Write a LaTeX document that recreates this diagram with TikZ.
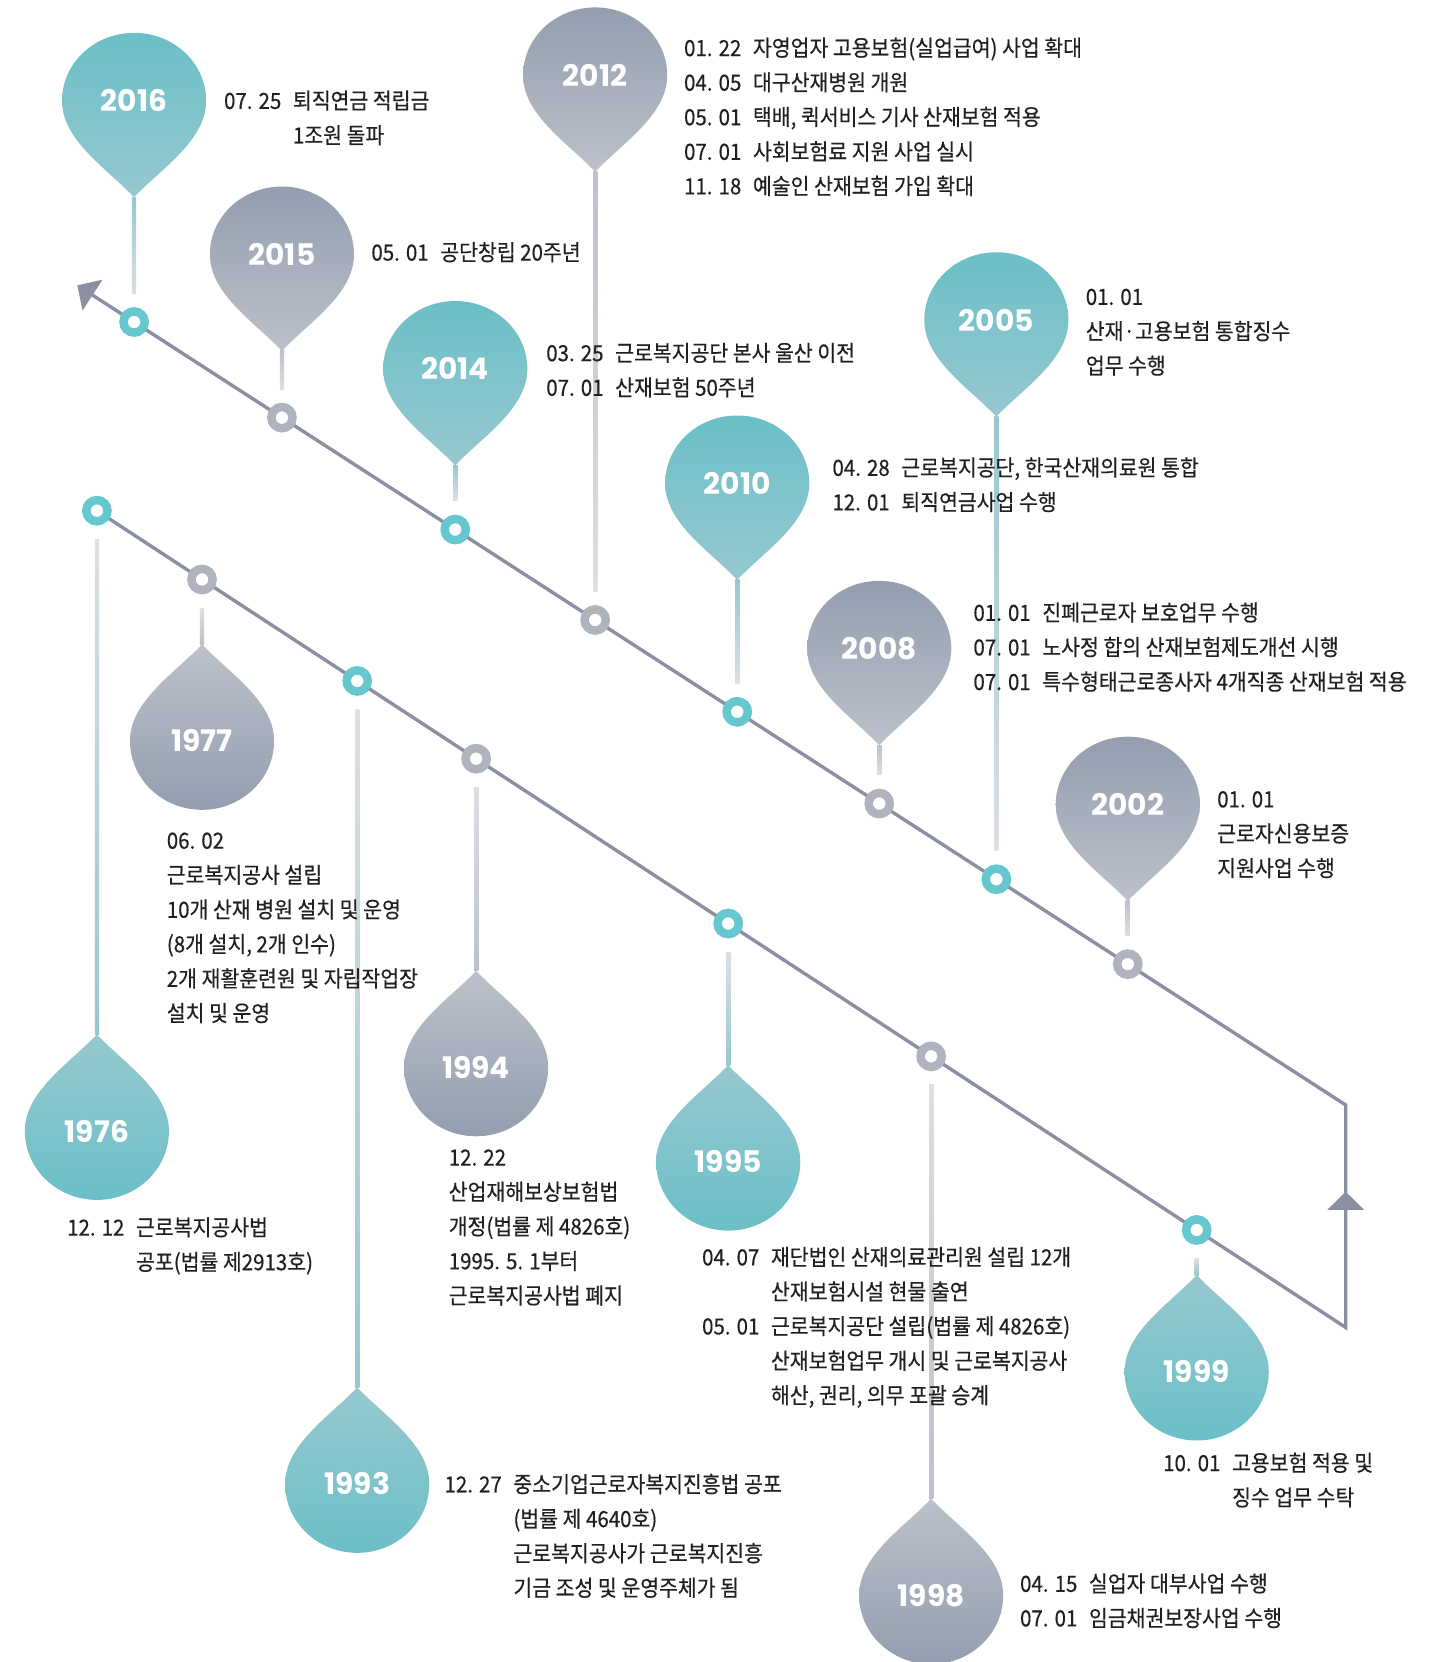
\documentclass[tikz,border=0pt]{standalone}
\usepackage{fontspec}
\newfontfamily\krfont{Noto Sans CJK KR}[FakeStretch=0.92, FakeBold=0.4]
\newfontfamily\yearfont{Poppins}
\usetikzlibrary{arrows.meta, decorations.markings}
\definecolor{mintbody}{HTML}{6BBFC8}
\definecolor{minttip}{HTML}{96C8CE}
\definecolor{mintring}{HTML}{66C7CF}
\definecolor{slatebody}{HTML}{939EAF}
\definecolor{slatetip}{HTML}{BCC1CA}
\definecolor{slatering}{HTML}{AEB3BE}
\definecolor{railgray}{HTML}{8A909F}
\definecolor{stemend}{HTML}{DDDFE3}
\definecolor{ink}{HTML}{231F20}

\newcommand{\evdate}[1]{\makebox[32.5pt][l]{#1}}
\newcommand{\evindent}{\hspace*{32.5pt}}
\newcommand{\dropdown}[3]{%
  \shade[top color=#3body, bottom color=#3tip]
    (#1,#2+91) .. controls +(27,-28) and +(0,37) .. (#1+68,#2)
    arc[start angle=0, end angle=-180, x radius=68, y radius=64]
    .. controls +(0,37) and +(-27,-28) .. (#1,#2+91) -- cycle;}
\newcommand{\dropup}[3]{%
  \shade[top color=#3tip, bottom color=#3body]
    (#1,#2-91) .. controls +(27,28) and +(0,-37) .. (#1+68,#2)
    arc[start angle=0, end angle=180, x radius=68, y radius=65]
    .. controls +(0,-37) and +(-27,28) .. (#1,#2-91) -- cycle;}

\begin{document}
\begin{tikzpicture}[
      x=0.5pt, y=-0.5pt,
      rail/.style={draw=railgray, line width=1.6pt, line join=miter},
      ring/.style={circle, draw=#1, line width=4pt, fill=white,
                   minimum size=10pt, inner sep=0pt},
      yr/.style={font=\yearfont\bfseries\fontsize{14}{16}\selectfont, text=white},
      ev/.style={anchor=north west, align=left, inner sep=0pt, text=ink,
                 font=\krfont\fontsize{10.5}{16.3}\selectfont},
    ]
    \useasboundingbox (0,0) rectangle (1351,1568);
    \clip (0,0) rectangle (1351,1568);

    % points on the two rails
    \coordinate (c2016) at (126.5,303.8);
    \coordinate (c2015) at (266,394);
    \coordinate (c2014) at (429.5,499.6);
    \coordinate (c2012) at (561.5,584.9);
    \coordinate (c2010) at (695.5,671.5);
    \coordinate (c2008) at (829.5,758.1);
    \coordinate (c2005) at (940,829.5);
    \coordinate (c2002) at (1064,909.6);
    \coordinate (cU) at (1269.6,1042.5);
    \coordinate (cL) at (1269.6,1252.4);
    \coordinate (c1999) at (1129,1160.4);
    \coordinate (c1998) at (878.5,996.6);
    \coordinate (c1995) at (687,871.3);
    \coordinate (c1994) at (449.2,715.8);
    \coordinate (c1993) at (337,642.4);
    \coordinate (c1977) at (190.6,546.7);
    \coordinate (c1976) at (91.4,481.8);
    \coordinate (arrowend) at (73,269.2);

    % drop tips
    \coordinate (t2016) at (126.5,186);
    \coordinate (t2015) at (266,331);
    \coordinate (t2014) at (429.5,439);
    \coordinate (t2012) at (561.5,162);
    \coordinate (t2010) at (695.5,547);
    \coordinate (t2008) at (829.5,703);
    \coordinate (t2005) at (940,393);
    \coordinate (t2002) at (1064,850);
    \coordinate (t1999) at (1129,1203);
    \coordinate (t1998) at (878.5,1414);
    \coordinate (t1995) at (687,1005);
    \coordinate (t1994) at (449.2,916);
    \coordinate (t1993) at (337,1309);
    \coordinate (t1977) at (190.6,608);
    \coordinate (t1976) at (91.4,976);

    % stems
    \shade[top color=minttip, bottom color=stemend] ([xshift=-1pt]t2016) rectangle ([xshift=1pt,yshift=13.5pt]c2016);
    \shade[top color=slatetip, bottom color=stemend] ([xshift=-1pt]t2015) rectangle ([xshift=1pt,yshift=13.5pt]c2015);
    \shade[top color=minttip, bottom color=stemend] ([xshift=-1pt]t2014) rectangle ([xshift=1pt,yshift=13.5pt]c2014);
    \shade[top color=slatetip, bottom color=stemend] ([xshift=-1pt]t2012) rectangle ([xshift=1pt,yshift=13.5pt]c2012);
    \shade[top color=minttip, bottom color=stemend] ([xshift=-1pt]t2010) rectangle ([xshift=1pt,yshift=13.5pt]c2010);
    \shade[top color=slatetip, bottom color=stemend] ([xshift=-1pt]t2008) rectangle ([xshift=1pt,yshift=13.5pt]c2008);
    \shade[top color=minttip, bottom color=stemend] ([xshift=-1pt]t2005) rectangle ([xshift=1pt,yshift=13.5pt]c2005);
    \shade[top color=slatetip, bottom color=stemend] ([xshift=-1pt]t2002) rectangle ([xshift=1pt,yshift=13.5pt]c2002);
    \shade[top color=stemend, bottom color=minttip] ([xshift=-1pt,yshift=-13.5pt]c1999) rectangle ([xshift=1pt]t1999);
    \shade[top color=stemend, bottom color=slatetip] ([xshift=-1pt,yshift=-13.5pt]c1998) rectangle ([xshift=1pt]t1998);
    \shade[top color=stemend, bottom color=minttip] ([xshift=-1pt,yshift=-13.5pt]c1995) rectangle ([xshift=1pt]t1995);
    \shade[top color=stemend, bottom color=slatetip] ([xshift=-1pt,yshift=-13.5pt]c1994) rectangle ([xshift=1pt]t1994);
    \shade[top color=stemend, bottom color=minttip] ([xshift=-1pt,yshift=-13.5pt]c1993) rectangle ([xshift=1pt]t1993);
    \shade[top color=stemend, bottom color=slatetip] ([xshift=-1pt,yshift=-13.5pt]c1977) rectangle ([xshift=1pt]t1977);
    \shade[top color=stemend, bottom color=minttip] ([xshift=-1pt,yshift=-13.5pt]c1976) rectangle ([xshift=1pt]t1976);

    % the rail
    \draw[rail, -{Triangle[length=8.5pt,width=17pt]}]
      (c1976) -- (c1977) -- (c1993) -- (c1994) -- (c1995) -- (c1998) -- (c1999) -- (cL)
      -- (cU) -- (c2002) -- (c2005) -- (c2008) -- (c2010) -- (c2012) -- (c2014) -- (c2015)
      -- (c2016) -- (arrowend);
    \draw[rail, postaction={decorate}, decoration={markings,
      mark=at position 0.61 with {\arrow[railgray]{Triangle[length=8.5pt,width=17pt]}}}]
      (cL) -- (cU);

    \node[ring=mintring] (d2016) at (c2016) {};
    \node[ring=slatering] (d2015) at (c2015) {};
    \node[ring=mintring] (d2014) at (c2014) {};
    \node[ring=slatering] (d2012) at (c2012) {};
    \node[ring=mintring] (d2010) at (c2010) {};
    \node[ring=slatering] (d2008) at (c2008) {};
    \node[ring=mintring] (d2005) at (c2005) {};
    \node[ring=slatering] (d2002) at (c2002) {};
    \node[ring=mintring] (d1999) at (c1999) {};
    \node[ring=slatering] (d1998) at (c1998) {};
    \node[ring=mintring] (d1995) at (c1995) {};
    \node[ring=slatering] (d1994) at (c1994) {};
    \node[ring=mintring] (d1993) at (c1993) {};
    \node[ring=slatering] (d1977) at (c1977) {};
    \node[ring=mintring] (d1976) at (c1976) {};

    % drops
    \dropdown{126.5}{95}{mint}
    \dropdown{266}{240}{slate}
    \dropdown{429.5}{348}{mint}
    \dropdown{561.5}{71}{slate}
    \dropdown{695.5}{456}{mint}
    \dropdown{829.5}{612}{slate}
    \dropdown{940}{302}{mint}
    \dropdown{1064}{759}{slate}
    \dropup{1129}{1294}{mint}
    \dropup{878.5}{1505}{slate}
    \dropup{687}{1096}{mint}
    \dropup{449.2}{1007}{slate}
    \dropup{337}{1400}{mint}
    \dropup{190.6}{699}{slate}
    \dropup{91.4}{1067}{mint}

    \node[yr] (y2016) at (126.5,95) {2016};
    \node[yr] (y2015) at (266,240) {2015};
    \node[yr] (y2014) at (429.5,348) {2014};
    \node[yr] (y2012) at (561.5,71) {2012};
    \node[yr] (y2010) at (695.5,456) {2010};
    \node[yr] (y2008) at (829.5,612) {2008};
    \node[yr] (y2005) at (940,302) {2005};
    \node[yr] (y2002) at (1064,759) {2002};
    \node[yr] (y1999) at (1129,1294) {1999};
    \node[yr] (y1998) at (878.5,1505) {1998};
    \node[yr] (y1995) at (687,1096) {1995};
    \node[yr] (y1994) at (449.2,1007) {1994};
    \node[yr] (y1993) at (337,1400) {1993};
    \node[yr] (y1977) at (190.6,699) {1977};
    \node[yr] (y1976) at (91.4,1067) {1976};

    % events
    \node[ev] (e2016) at (211,85) {\evdate{07. 25}퇴직연금 적립금\\\evindent 1조원 돌파};
    \node[ev] (e2015) at (350,228) {\evdate{05. 01}공단창립 20주년};
    \node[ev] (e2014) at (515,323) {\evdate{03. 25}근로복지공단 본사 울산 이전\\\evdate{07. 01}산재보험 50주년};
    \node[ev] (e2012) at (645,35)
      {\evdate{01. 22}자영업자 고용보험(실업급여) 사업 확대\\\evdate{04. 05}대구산재병원 개원\\\evdate{05. 01}택배, 퀵서비스 기사 산재보험 적용\\\evdate{07. 01}사회보험료 지원 사업 실시\\\evdate{11. 18}예술인 산재보험 가입 확대};
    \node[ev] (e2010) at (785,431) {\evdate{04. 28}근로복지공단, 한국산재의료원 통합\\\evdate{12. 01}퇴직연금사업 수행};
    \node[ev] (e2005) at (1024,272) {01. 01\\산재·고용보험 통합징수\\업무 수행};
    \node[ev] (e2008) at (918,568)
      {\evdate{01. 01}진폐근로자 보호업무 수행\\\evdate{07. 01}노사정 합의 산재보험제도개선 시행\\\evdate{07. 01}특수형태근로종사자 4개직종 산재보험 적용};
    \node[ev] (e2002) at (1148,746) {01. 01\\근로자신용보증\\지원사업 수행};
    \node[ev] (e1977) at (157,785)
      {06. 02\\근로복지공사 설립\\10개 산재 병원 설치 및 운영\\(8개 설치, 2개 인수)\\2개 재활훈련원 및 자립작업장\\설치 및 운영};
    \node[ev] (e1976) at (63,1148) {\evdate{12. 12}근로복지공사법\\\evindent 공포(법률 제2913호)};
    \node[ev] (e1994) at (423,1084)
      {12. 22\\산업재해보상보험법\\개정(법률 제 4826호)\\1995. 5. 1부터\\근로복지공사법 폐지};
    \node[ev] (e1995) at (662,1176)
      {\evdate{04. 07}재단법인 산재의료관리원 설립 12개\\\evindent 산재보험시설 현물 출연\\\evdate{05. 01}근로복지공단 설립(법률 제 4826호)\\\evindent 산재보험업무 개시 및 근로복지공사\\\evindent 해산, 권리, 의무 포괄 승계};
    \node[ev] (e1993) at (419,1390)
      {\evdate{12. 27}중소기업근로자복지진흥법 공포\\\evindent (법률 제 4640호)\\\evindent 근로복지공사가 근로복지진흥\\\evindent 기금 조성 및 운영주체가 됨};
    \node[ev] (e1999) at (1097,1370) {\evdate{10. 01}고용보험 적용 및\\\evindent 징수 업무 수탁};
    \node[ev] (e1998) at (962,1484) {\evdate{04. 15}실업자 대부사업 수행\\\evdate{07. 01}임금채권보장사업 수행};
  \end{tikzpicture}
\end{document}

= = = = =

#### To be done:
Go from the first line of the data above to the line containing "controls +(0,-37) and" and retype exactly those lines, both included, but none of the pictures.

#### Task solution:
Write a LaTeX document that recreates this diagram with TikZ.
\documentclass[tikz,border=0pt]{standalone}
\usepackage{fontspec}
\newfontfamily\krfont{Noto Sans CJK KR}[FakeStretch=0.92, FakeBold=0.4]
\newfontfamily\yearfont{Poppins}
\usetikzlibrary{arrows.meta, decorations.markings}
\definecolor{mintbody}{HTML}{6BBFC8}
\definecolor{minttip}{HTML}{96C8CE}
\definecolor{mintring}{HTML}{66C7CF}
\definecolor{slatebody}{HTML}{939EAF}
\definecolor{slatetip}{HTML}{BCC1CA}
\definecolor{slatering}{HTML}{AEB3BE}
\definecolor{railgray}{HTML}{8A909F}
\definecolor{stemend}{HTML}{DDDFE3}
\definecolor{ink}{HTML}{231F20}

\newcommand{\evdate}[1]{\makebox[32.5pt][l]{#1}}
\newcommand{\evindent}{\hspace*{32.5pt}}
\newcommand{\dropdown}[3]{%
  \shade[top color=#3body, bottom color=#3tip]
    (#1,#2+91) .. controls +(27,-28) and +(0,37) .. (#1+68,#2)
    arc[start angle=0, end angle=-180, x radius=68, y radius=64]
    .. controls +(0,37) and +(-27,-28) .. (#1,#2+91) -- cycle;}
\newcommand{\dropup}[3]{%
  \shade[top color=#3tip, bottom color=#3body]
    (#1,#2-91) .. controls +(27,28) and +(0,-37) .. (#1+68,#2)
    arc[start angle=0, end angle=180, x radius=68, y radius=65]
    .. controls +(0,-37) and +(-27,28) .. (#1,#2-91) -- cycle;}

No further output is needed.